وَإِذۡ قَالَ مُوسَىٰ لِفَتَىٰهُ لَآ أَبۡرَحُ حَتَّىٰٓ أَبۡلُغَ مَجۡمَعَ ٱلۡبَحۡرَيۡنِ أَوۡ أَمۡضِيَ حُقُبٗا ٦٠
Bir zaman Musa, gene (bir adamı) na şöyle demişdi: «Ben iki denizin birleşdiği yere varıncaya kadar durmayıb gideceğim, yahud (maksadıma erişinceye dek) uzun zamanlar geçireceğim».
فَلَمَّا بَلَغَا مَجۡمَعَ بَيۡنِهِمَا نَسِيَا حُوتَهُمَا فَٱتَّخَذَ سَبِيلَهُۥ فِي ٱلۡبَحۡرِ سَرَبٗا ٦١
Bunun üzerine onlar bu iki (deniz) arasının birleşik yerine ulaşınca balıklarını unutdular. (Balık) denizde bir deliğe doğru yolunu tutmuşdu.
فَلَمَّا جَاوَزَا قَالَ لِفَتَىٰهُ ءَاتِنَا غَدَآءَنَا لَقَدۡ لَقِينَا مِن سَفَرِنَا هَٰذَا نَصَبٗا ٦٢
Vaktaki (oradan geçip gitdiler) Musa gene (adamın) a dedi ki: «Kuşluk yemeğimizi getir. Bu yolculuğumuzdan, andolsun, yorgun düşdük».
قَالَ أَرَءَيۡتَ إِذۡ أَوَيۡنَآ إِلَى ٱلصَّخۡرَةِ فَإِنِّي نَسِيتُ ٱلۡحُوتَ وَمَآ أَنسَىٰنِيهُ إِلَّا ٱلشَّيۡطَٰنُ أَنۡ أَذۡكُرَهُۥۚ وَٱتَّخَذَ سَبِيلَهُۥ فِي ٱلۡبَحۡرِ عَجَبٗا ٦٣
(Gene): «Gördün mü, dedi, kayaya sığındığımız vakit ben balığı unutmuşum. Onu söylememi bana şeytandan başkası unutdurmadı. O, şaşılacak bir suretde deniz (e atıldı), yolunu tutub gitdi».
قَالَ ذَٰلِكَ مَا كُنَّا نَبۡغِۚ فَٱرۡتَدَّا عَلَىٰٓ ءَاثَارِهِمَا قَصَصٗا ٦٤
(Musa) «İşte, dedi, bizim arayacağımız bu idi». Şimdi izlerinin üzerinde gerisin geri döndüler.

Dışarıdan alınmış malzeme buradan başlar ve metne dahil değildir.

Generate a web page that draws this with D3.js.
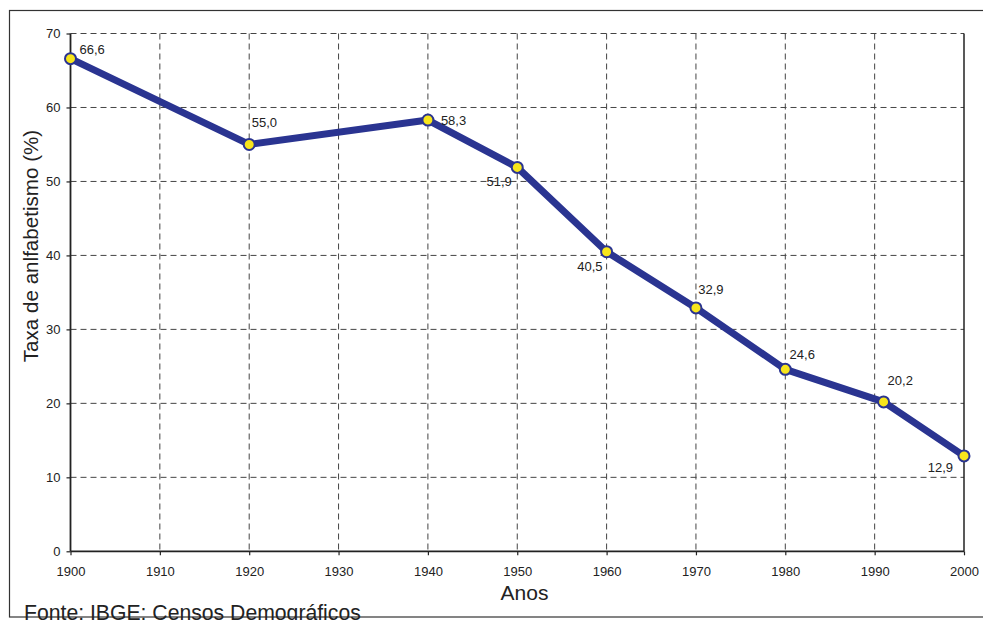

فَوَجَدَا عَبۡدٗا مِّنۡ عِبَادِنَآ ءَاتَيۡنَٰهُ رَحۡمَةٗ مِّنۡ عِندِنَا وَعَلَّمۡنَٰهُ مِن لَّدُنَّا عِلۡمٗا ٦٥
Derken kullarımızdan (öyle) bir kul buldular ki biz ona tarafımızdan bir rahmet vermiş, kendisine nezdimizden (haas) bir ilim öğretmişdik.
قَالَ لَهُۥ مُوسَىٰ هَلۡ أَتَّبِعُكَ عَلَىٰٓ أَن تُعَلِّمَنِ مِمَّا عُلِّمۡتَ رُشۡدٗا ٦٦
Musa ona: «Sana, doğru yol olarak öğretilen ilimden bana da öğretmen için sana tâbi' olayım mı?» dedi.
قَالَ إِنَّكَ لَن تَسۡتَطِيعَ مَعِيَ صَبۡرٗا ٦٧
O da (Musâya): «Doğrusu sen benim beraberimde sabretmiye asla muktedir olamazsın».